» **WORK REQUIRED**:
Extract word for word the lines of the listing from its start to the line holding "Chart.register(...registerables);", both ends kept; pictures are not part of the copy.

» **DATASET SECTION**:
# # # #

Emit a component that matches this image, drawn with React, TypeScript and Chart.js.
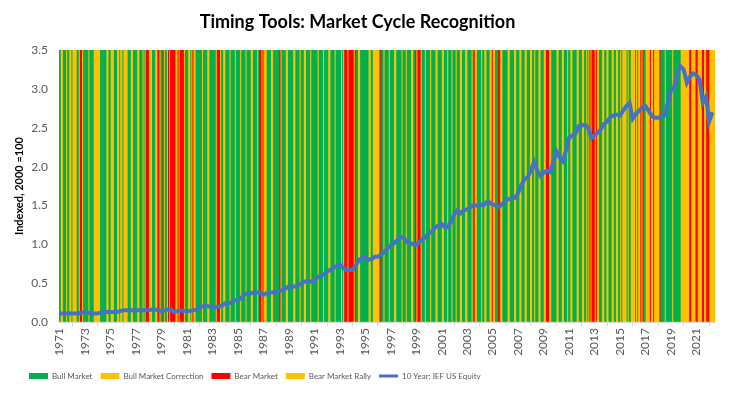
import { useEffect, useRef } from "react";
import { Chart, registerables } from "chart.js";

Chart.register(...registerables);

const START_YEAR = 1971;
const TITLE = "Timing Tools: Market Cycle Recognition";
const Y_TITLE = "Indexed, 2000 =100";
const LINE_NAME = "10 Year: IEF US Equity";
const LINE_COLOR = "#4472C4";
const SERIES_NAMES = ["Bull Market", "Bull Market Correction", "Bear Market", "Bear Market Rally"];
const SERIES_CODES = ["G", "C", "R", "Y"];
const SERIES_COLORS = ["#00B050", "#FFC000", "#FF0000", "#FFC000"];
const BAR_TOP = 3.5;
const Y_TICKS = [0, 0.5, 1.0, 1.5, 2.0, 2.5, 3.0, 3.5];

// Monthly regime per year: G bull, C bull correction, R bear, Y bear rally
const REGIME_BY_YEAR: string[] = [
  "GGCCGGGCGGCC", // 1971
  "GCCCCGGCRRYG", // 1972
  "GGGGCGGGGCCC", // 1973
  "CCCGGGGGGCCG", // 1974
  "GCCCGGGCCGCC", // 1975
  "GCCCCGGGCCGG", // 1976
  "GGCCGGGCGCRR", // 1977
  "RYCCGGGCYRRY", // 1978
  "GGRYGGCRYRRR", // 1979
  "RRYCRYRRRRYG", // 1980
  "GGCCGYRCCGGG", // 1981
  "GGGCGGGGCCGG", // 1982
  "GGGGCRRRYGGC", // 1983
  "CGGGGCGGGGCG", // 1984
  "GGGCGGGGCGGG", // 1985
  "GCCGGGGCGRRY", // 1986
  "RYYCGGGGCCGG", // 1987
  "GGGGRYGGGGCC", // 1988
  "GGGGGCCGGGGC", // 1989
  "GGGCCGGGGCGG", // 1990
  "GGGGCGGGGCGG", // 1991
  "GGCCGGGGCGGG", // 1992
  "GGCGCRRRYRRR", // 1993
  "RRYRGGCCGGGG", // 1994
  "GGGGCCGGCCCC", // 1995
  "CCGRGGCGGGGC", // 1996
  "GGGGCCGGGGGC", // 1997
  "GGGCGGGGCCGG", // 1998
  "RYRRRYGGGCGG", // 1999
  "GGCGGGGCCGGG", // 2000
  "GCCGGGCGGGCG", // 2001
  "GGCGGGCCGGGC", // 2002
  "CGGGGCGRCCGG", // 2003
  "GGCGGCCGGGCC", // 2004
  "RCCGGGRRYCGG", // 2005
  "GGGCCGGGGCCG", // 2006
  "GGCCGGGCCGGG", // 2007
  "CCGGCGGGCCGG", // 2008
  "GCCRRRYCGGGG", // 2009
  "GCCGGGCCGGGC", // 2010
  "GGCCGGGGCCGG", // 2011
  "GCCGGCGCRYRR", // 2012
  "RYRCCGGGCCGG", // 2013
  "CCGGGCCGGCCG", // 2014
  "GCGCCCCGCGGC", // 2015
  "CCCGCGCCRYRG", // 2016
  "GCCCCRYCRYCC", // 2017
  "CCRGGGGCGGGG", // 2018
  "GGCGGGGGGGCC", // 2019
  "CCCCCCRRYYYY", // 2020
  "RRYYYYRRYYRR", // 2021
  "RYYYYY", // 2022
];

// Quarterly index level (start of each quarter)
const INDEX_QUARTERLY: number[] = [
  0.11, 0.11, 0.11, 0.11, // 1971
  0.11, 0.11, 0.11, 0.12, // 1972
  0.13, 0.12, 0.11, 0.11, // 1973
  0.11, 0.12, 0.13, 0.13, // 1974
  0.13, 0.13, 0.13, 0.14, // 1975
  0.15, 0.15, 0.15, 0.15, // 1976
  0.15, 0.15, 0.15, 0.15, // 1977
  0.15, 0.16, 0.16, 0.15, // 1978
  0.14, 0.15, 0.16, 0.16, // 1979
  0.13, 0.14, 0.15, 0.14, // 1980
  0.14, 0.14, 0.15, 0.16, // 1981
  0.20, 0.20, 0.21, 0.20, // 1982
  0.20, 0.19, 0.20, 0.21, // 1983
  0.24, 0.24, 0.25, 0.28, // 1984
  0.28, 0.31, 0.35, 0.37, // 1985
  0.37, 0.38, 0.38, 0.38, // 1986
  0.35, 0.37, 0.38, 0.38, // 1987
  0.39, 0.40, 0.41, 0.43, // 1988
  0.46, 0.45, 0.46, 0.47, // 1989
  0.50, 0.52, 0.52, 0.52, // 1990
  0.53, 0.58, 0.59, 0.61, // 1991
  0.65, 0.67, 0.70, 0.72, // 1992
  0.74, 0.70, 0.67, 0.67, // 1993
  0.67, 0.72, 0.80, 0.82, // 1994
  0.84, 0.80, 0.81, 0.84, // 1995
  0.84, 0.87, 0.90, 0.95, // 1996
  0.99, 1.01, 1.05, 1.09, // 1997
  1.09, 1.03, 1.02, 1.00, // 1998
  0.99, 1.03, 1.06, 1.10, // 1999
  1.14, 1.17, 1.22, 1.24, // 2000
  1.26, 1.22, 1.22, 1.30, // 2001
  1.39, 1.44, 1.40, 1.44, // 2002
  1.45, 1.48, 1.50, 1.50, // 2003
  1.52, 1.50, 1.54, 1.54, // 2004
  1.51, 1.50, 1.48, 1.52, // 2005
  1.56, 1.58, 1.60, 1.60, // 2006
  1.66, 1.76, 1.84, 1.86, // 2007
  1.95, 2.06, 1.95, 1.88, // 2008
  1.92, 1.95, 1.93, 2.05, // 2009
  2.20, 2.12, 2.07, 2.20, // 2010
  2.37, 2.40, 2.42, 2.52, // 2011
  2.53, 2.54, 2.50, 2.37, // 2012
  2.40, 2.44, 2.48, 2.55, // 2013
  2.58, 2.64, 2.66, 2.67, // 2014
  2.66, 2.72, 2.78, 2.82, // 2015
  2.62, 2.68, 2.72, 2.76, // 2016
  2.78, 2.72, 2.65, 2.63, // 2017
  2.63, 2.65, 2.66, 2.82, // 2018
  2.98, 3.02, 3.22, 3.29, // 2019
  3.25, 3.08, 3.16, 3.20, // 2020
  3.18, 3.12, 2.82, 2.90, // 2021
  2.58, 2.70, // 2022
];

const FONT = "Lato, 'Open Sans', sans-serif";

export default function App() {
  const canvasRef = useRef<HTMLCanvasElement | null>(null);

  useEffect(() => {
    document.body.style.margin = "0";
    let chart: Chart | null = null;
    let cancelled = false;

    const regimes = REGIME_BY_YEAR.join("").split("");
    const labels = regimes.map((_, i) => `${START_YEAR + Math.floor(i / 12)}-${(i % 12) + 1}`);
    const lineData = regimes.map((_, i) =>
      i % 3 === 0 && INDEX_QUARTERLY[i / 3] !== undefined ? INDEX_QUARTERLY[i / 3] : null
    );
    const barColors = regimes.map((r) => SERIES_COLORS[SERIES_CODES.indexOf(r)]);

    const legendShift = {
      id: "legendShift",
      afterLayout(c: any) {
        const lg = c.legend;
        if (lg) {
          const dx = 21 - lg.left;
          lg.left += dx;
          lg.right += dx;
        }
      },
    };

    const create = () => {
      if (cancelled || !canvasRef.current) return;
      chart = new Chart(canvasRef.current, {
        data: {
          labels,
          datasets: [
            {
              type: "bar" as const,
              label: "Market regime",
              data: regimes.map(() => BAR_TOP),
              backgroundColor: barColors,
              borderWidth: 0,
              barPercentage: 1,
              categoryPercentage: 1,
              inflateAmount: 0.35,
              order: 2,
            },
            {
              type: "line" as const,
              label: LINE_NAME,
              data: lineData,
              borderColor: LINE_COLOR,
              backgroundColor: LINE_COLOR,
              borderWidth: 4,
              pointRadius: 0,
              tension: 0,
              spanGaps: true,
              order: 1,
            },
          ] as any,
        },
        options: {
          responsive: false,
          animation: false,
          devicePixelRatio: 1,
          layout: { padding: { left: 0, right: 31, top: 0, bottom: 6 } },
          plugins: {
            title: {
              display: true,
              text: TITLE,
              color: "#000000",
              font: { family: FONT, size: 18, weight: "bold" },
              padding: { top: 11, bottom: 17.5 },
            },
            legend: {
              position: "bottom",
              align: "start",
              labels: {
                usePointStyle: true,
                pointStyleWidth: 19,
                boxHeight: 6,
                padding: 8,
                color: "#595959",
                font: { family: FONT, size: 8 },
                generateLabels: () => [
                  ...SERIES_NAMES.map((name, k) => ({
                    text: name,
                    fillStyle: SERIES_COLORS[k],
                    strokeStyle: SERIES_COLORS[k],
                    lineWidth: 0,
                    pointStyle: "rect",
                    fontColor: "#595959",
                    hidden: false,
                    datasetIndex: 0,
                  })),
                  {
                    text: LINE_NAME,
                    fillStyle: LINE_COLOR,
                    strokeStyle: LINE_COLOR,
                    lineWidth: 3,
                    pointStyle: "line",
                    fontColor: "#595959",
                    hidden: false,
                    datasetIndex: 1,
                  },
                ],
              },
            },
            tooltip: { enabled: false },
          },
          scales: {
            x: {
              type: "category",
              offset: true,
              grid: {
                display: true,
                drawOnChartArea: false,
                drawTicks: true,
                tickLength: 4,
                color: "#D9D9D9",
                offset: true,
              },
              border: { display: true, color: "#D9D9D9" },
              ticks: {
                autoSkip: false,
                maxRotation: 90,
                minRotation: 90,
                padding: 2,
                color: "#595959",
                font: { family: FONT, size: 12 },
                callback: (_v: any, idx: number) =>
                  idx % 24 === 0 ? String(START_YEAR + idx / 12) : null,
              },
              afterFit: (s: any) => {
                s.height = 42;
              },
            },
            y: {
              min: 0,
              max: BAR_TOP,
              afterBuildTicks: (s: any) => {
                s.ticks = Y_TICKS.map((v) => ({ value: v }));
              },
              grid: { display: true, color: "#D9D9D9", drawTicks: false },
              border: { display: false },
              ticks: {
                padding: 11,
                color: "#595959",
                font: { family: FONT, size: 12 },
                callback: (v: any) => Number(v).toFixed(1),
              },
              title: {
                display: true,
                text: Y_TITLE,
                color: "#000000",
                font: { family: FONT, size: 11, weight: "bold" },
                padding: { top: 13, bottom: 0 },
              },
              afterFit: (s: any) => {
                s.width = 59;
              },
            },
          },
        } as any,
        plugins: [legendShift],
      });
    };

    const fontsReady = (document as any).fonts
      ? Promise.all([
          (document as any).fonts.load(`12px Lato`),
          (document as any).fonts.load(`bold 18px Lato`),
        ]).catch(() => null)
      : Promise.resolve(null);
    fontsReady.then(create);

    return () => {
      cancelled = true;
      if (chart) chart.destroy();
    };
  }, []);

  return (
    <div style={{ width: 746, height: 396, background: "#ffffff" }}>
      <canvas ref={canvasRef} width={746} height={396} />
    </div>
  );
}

# # # #

» **COMPLETED TASK**:
Emit a component that matches this image, drawn with React, TypeScript and Chart.js.
import { useEffect, useRef } from "react";
import { Chart, registerables } from "chart.js";

Chart.register(...registerables);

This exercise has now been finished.